2024-07-11 –, For Loop (3.2)
Large Language Models (LLMs) have become ubiquitous in several areas. But so far, the Julia ecosystem has lacked an efficient way to train these models, hindering the adoption of Julia by ML practitioners and users. In this talk we demonstrate parallel training of LLMs using Dagger.jl and Flux.jl. We discuss the various components required to write an efficient parallel training routine. Further, we present the scaling performance achievable with this method, and discuss the future developments.

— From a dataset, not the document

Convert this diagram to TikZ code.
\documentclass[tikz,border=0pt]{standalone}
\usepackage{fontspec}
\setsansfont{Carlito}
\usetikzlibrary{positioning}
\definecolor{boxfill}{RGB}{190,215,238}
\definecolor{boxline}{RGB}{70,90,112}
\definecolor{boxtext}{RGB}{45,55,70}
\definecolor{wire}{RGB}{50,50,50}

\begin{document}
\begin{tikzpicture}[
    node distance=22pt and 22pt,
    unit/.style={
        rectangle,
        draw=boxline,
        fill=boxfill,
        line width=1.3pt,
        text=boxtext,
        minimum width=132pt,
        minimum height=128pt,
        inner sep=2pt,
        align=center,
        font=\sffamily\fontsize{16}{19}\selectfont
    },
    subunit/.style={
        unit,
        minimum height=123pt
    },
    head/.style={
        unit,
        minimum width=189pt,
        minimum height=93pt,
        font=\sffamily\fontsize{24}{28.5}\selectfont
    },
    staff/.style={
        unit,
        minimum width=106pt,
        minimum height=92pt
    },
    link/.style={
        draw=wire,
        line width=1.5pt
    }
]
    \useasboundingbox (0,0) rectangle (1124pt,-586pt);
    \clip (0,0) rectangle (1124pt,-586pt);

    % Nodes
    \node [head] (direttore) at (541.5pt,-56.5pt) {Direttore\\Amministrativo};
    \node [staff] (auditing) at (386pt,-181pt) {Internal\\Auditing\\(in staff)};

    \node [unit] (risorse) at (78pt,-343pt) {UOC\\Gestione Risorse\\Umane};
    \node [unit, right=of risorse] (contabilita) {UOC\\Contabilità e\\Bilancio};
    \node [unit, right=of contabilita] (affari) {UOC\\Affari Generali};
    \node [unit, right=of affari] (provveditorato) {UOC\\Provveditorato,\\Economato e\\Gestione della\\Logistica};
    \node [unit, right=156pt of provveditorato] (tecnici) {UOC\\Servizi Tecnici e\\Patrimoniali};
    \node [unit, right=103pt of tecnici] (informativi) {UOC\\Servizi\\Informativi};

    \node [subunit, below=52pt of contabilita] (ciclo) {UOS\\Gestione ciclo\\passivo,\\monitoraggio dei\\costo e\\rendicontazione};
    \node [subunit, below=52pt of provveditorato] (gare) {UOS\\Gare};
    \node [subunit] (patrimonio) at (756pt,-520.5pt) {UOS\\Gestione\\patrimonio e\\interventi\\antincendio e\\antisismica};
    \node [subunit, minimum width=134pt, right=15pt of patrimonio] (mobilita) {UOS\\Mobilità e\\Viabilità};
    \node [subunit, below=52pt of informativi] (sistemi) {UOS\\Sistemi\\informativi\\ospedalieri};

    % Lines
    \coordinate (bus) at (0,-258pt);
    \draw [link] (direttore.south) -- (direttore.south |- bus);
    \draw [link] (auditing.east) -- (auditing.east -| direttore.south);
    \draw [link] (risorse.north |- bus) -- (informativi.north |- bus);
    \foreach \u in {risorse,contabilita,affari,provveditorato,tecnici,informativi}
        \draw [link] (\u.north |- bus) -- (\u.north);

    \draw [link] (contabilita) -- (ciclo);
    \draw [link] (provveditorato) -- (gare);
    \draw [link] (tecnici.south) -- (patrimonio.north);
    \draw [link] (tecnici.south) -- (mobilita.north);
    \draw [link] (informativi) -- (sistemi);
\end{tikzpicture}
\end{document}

Training large neural networks has been a hard challenge in the Julia ecosystem. It requires the infrastructure to scale training to many GPUs simultaneously. In this talk we demonstrate several pieces required to train LLMs such as Llama2 in Julia. Using Dagger.jl, we demonstrate scaling to multiple GPUs during the training of a Flux.jl model.
This approach has several applications; since the underlying implementation is agnostic of the model being trained, it can thus be reused to parallelize training across a wide variety of models to solve current and emerging problems faster than before.

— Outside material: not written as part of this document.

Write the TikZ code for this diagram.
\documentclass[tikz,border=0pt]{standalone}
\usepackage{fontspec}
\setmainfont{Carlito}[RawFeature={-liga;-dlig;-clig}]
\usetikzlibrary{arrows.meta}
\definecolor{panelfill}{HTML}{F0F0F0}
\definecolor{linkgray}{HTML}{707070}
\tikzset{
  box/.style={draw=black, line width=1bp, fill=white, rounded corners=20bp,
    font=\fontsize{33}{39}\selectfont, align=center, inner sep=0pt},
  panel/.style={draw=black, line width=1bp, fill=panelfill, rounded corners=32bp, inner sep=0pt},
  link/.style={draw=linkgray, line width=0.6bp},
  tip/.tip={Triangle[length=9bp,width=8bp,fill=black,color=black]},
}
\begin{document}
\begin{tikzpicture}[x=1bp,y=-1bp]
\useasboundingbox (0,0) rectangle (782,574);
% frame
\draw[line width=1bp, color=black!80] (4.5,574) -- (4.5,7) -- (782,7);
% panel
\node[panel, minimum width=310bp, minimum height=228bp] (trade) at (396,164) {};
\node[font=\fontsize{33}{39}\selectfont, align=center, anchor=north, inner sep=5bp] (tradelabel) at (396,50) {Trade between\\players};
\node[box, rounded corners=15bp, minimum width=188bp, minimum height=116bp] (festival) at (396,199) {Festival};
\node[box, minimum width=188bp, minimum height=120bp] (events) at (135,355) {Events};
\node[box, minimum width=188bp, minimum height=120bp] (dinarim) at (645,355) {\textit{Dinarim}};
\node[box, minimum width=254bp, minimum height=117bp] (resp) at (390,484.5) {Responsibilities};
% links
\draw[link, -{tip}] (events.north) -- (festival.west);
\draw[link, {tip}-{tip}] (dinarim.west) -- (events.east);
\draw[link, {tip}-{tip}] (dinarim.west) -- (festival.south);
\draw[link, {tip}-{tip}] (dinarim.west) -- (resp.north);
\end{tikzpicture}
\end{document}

In practice, LLMs aren't trained from scratch. Pre-trained models are typically loaded and then fine tuned on specialised tasks with techniques such as Low Rank Adaptation of LLMs (LoRA). This greatly reduces the training time required to fit a model to become suitable for a specific task.
We will present the various components of the pipeline - from the model and data description to setting up the parallel training job. We will present the scaling in training time achieved, and the size of models we could accommodate with this approach. We will walk through the various challenges encountered during the process, and how we envision scaling of large GPU workloads using the Julia ecosystem in the future.
I'm a Research Software Engineer at MIT's JuliaLab, working on parallel programming with Dagger.jl and AMDGPU.jl. I love working on low-level runtimes and compilers, as well as building out high-level, user-friendly parallel programming interfaces.